With North Carolina’s season opener against Florida A&M just nine days away, the Tar Heels’ ongoing quarterback competition offers a stark contrast to almost every other team in the Atlantic Coast Conference in at least one potentially important way.

All but two ACC teams, UNC and lowly Duke, expect to have either their 2021 starter or an incoming transfer who started elsewhere last fall as their first-string QB this season.

Given the inexperience of redshirt freshman Drake Maye and redshirt sophomore Jacolby Criswell, who have only 35 college passing attempts and zero college starts between them after playing behind prolific passer Sam Howell, who’s now in the National Football League, the Tar Heels will be really green behind center at exactly the same time when most of the ACC has as much QB experience as at any time in the history of the league.

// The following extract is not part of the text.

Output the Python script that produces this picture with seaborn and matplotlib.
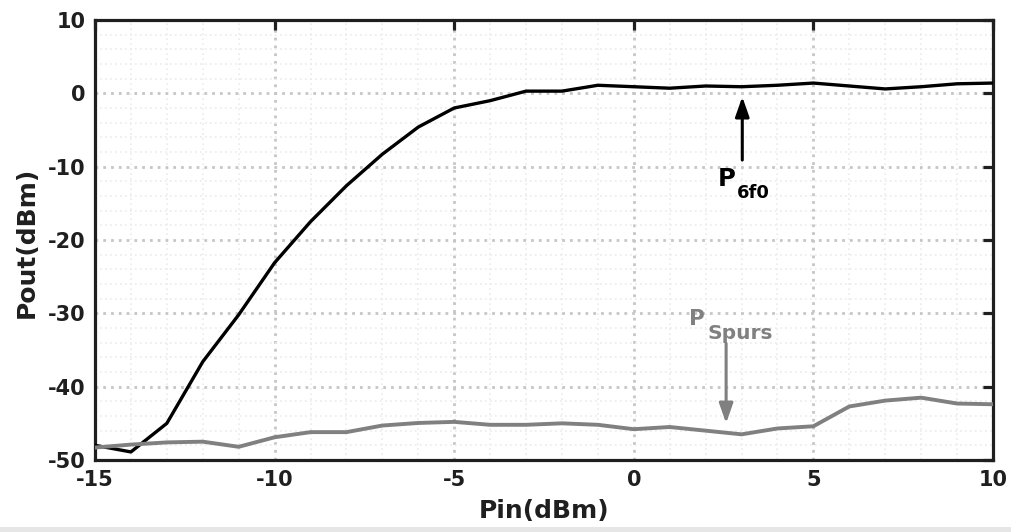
import numpy as np
import pandas as pd
import matplotlib
matplotlib.use("Agg")
import matplotlib.pyplot as plt
from matplotlib.ticker import MultipleLocator
from matplotlib.patches import Rectangle
import seaborn as sns

# Input power sweep (dBm)
pin = list(range(-15, 11))

# Sixth-harmonic output power (dBm)
p_6f0 = [-48.0, -48.9, -45.0, -36.6, -30.2, -23.1, -17.5, -12.6, -8.3, -4.6,
         -2.0, -1.0, 0.3, 0.3, 1.1, 0.9, 0.7, 1.0, 0.9, 1.1,
         1.4, 1.0, 0.6, 0.9, 1.3, 1.4]

# Spurious output power (dBm)
p_spurs = [-48.3, -47.9, -47.6, -47.5, -48.2, -46.9, -46.2, -46.2, -45.3, -44.95,
           -44.8, -45.2, -45.2, -45.0, -45.2, -45.8, -45.5, -46.0, -46.5, -45.7,
           -45.4, -42.7, -41.9, -41.5, -42.3, -42.4]

x_ticks = [-15, -10, -5, 0, 5, 10]
y_ticks = [-50, -40, -30, -20, -10, 0, 10]

sns.set_style("white")
plt.rcParams["font.family"] = ["DejaVu Sans"]
plt.rcParams["font.weight"] = "bold"
plt.rcParams["axes.unicode_minus"] = False

INK = "#1f1f1f"
GRAY = "#808080"

df = pd.DataFrame({
    "Pin": pin * 2,
    "Pout": p_6f0 + p_spurs,
    "trace": ["6f0"] * len(pin) + ["Spurs"] * len(pin),
})

fig = plt.figure(figsize=(10.12, 5.32), dpi=100)
ax = fig.add_axes([95 / 1012, 1 - 460 / 532, (993 - 95) / 1012, (460 - 20) / 532])

sns.lineplot(data=df, x="Pin", y="Pout", hue="trace",
             palette={"6f0": "#000000", "Spurs": GRAY},
             linewidth=2.4, legend=False, ax=ax, zorder=3)
for line, lw in zip(ax.lines, [2.4, 2.8]):
    line.set_linewidth(lw)

ax.set_xlim(-15, 10)
ax.set_ylim(-50, 10)
ax.set_xticks(x_ticks)
ax.set_yticks(y_ticks)
ax.xaxis.set_minor_locator(MultipleLocator(1))
ax.yaxis.set_minor_locator(MultipleLocator(2))

ax.grid(which="major", color="#c6c6c6", linestyle=(0, (1, 1.8)), linewidth=2.0, zorder=1)
ax.grid(which="minor", color="#ebebeb", linestyle=(0, (1, 2.0)), linewidth=1.2, zorder=0)
ax.set_axisbelow(True)

for s in ax.spines.values():
    s.set_visible(True)
    s.set_color(INK)
    s.set_linewidth(2.3)

ax.tick_params(which="major", direction="in", length=7, width=2.3,
               top=True, right=True, colors=INK, labelsize=15)
ax.tick_params(axis="x", which="major", pad=7)
ax.tick_params(axis="y", which="major", pad=7)
ax.tick_params(which="minor", length=0)
for lab in ax.get_xticklabels() + ax.get_yticklabels():
    lab.set_fontweight("bold")

ax.set_xlabel("Pin(dBm)", fontsize=18, fontweight="bold", color=INK)
ax.set_ylabel("Pout(dBm)", fontsize=18, fontweight="bold", color=INK)
ax.xaxis.set_label_coords(0.5, -(499 - 460) / 440)
ax.yaxis.set_label_coords((39 - 95) / 898, 0.495)

arrow_style = "-|>,head_length=1.2,head_width=0.42"

# P_6f0 marker arrow and label
ax.annotate("", xy=(3.02, -0.46), xytext=(3.02, -9.1),
            arrowprops=dict(arrowstyle=arrow_style,
                            color="black", lw=2.2, shrinkA=0, shrinkB=0))
ax.text(2.58, -12.64, "P", fontsize=17.5, fontweight="bold", color="black",
        ha="center", va="baseline")
ax.text(2.87, -14.27, "6f0", fontsize=13, fontweight="bold", color="black",
        ha="left", va="baseline")

# P_Spurs marker arrow and label
ax.annotate("", xy=(2.57, -45.0), xytext=(2.57, -34.1),
            arrowprops=dict(arrowstyle=arrow_style,
                            color=GRAY, lw=2.2, shrinkA=0, shrinkB=0))
ax.text(1.76, -31.6, "P", fontsize=15.5, fontweight="bold", color=GRAY,
        ha="center", va="baseline")
ax.text(2.04, -33.5, "Spurs", fontsize=14.5, fontweight="bold", color=GRAY,
        ha="left", va="baseline")

fig.patches.append(Rectangle((0, 0), 1, 5 / 532, transform=fig.transFigure,
                             facecolor="#e6e6e6", edgecolor="none"))

fig.savefig("out.png", dpi=100)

Thanks to a combination of traditional redshirts, the free COVID year of eligibility and the relatively new rules that allow major college transfers to be available immediately at their new schools, most ACC teams — and most Power Five teams, really — will be starting quarterbacks who are in their fourth, fifth or sixth year of college this season.

At Louisville, for example, sixth-year senior QB Malik Cunningham already has a whopping 37 career starts, giving the Cardinals the rare four-year starter at the most important position on the field. Wake Forest’s Sam Hartman (32 career starts), Virginia’s Brennan Armstrong (20) and NC State’s Devin Leary (20) are all fifth-year seniors hoping to build on their considerable previous success, although Hartman will be sidelined for the early part of the season because of an unspecified, non-football medical condition.

Georgia Tech’s Jeff Sims, Clemson’s D.J. Uiagalelei and Miami’s Tyler Van Dyke are third-year quarterbacks with significant starting experience under their belts.

Five more ACC teams plan to start experienced QBs who began their college careers elsewhere.

Boston College’s Phil Jurkovec, Florida State’s Jordan Travis and Syracuse’s Garrett Shrader led those same teams a year ago after transferring in from Notre Dame, Louisville and Mississippi State, respectively.

Meanwhile, Pittsburgh and Virginia Tech plan to start brand-new QB arrivals from the transfer portal. The Panthers’ Kedon Slovis started the last three seasons at Southern Cal, and the Hokies’ Grant Wells started the last two seasons at Marshall.

While such circumstances certainly don’t doom Carolina’s upcoming season, they do serve as a reminder that if the Tar Heels are going to do something special this season, they’ll have to do so while taking the proverbial road less traveled at the quarterback position.